The girls would receive at least 6,000 yuan($903) each time to shoot the videos, the post said. The poster claimed to be an insider who had been in the group for half a year.

The claim follows a particularly brutal four-minute video that appeared nine days ago on mop.com, in which a girl placed a thick piece of glass on top of a rabbit and sat on it, crushing the animal to death. On the ground were two other dead rabbits.

The video drew over 500,000 hits that day and enraged netizens, who quickly began a human flesh search and discovered where the girl lived, her surname, her MSN account and QQ number, the Chongqing Business Daily reported.

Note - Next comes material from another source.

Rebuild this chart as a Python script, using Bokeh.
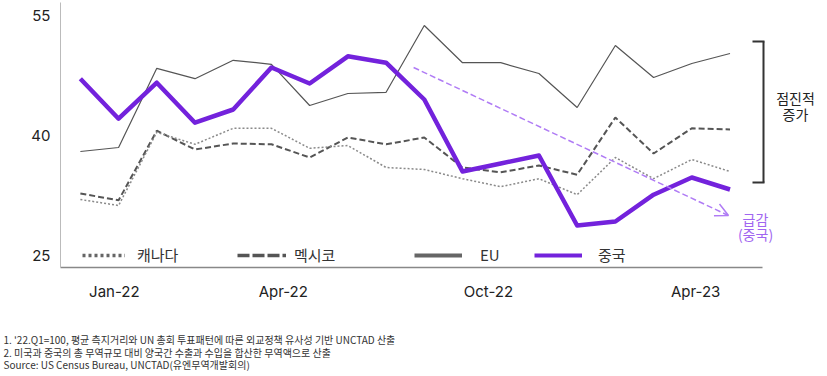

Under huge pressure, the girl apologized on her QQ space Saturday, saying she regretted what she had done. In another post written the next day, she said that the decision to kill the rabbit had been her own.

However, the insider claimed that her actions had been organized by a group named Crushfetish, and previous videos on the Internet showing a middle-aged woman abusing a cat, a dog and a rabbit had also been produced by the group.

The insider said that the members of this group contacted each other through QQ and had their own website, which contained several pictures and videos of animal abuse. The insider claimed the website was only open for a few hours each night, and offered girls money to appear in the videos.

"There is still no law in China to protect ordinary animals and we can only condemn those sadists on a moral level," Duan Qin, a lawyer at the Chongqing Lida Law Office said, adding that the frequency of animal abuse incidents had made more people realize the urgency in drawing up relevant laws.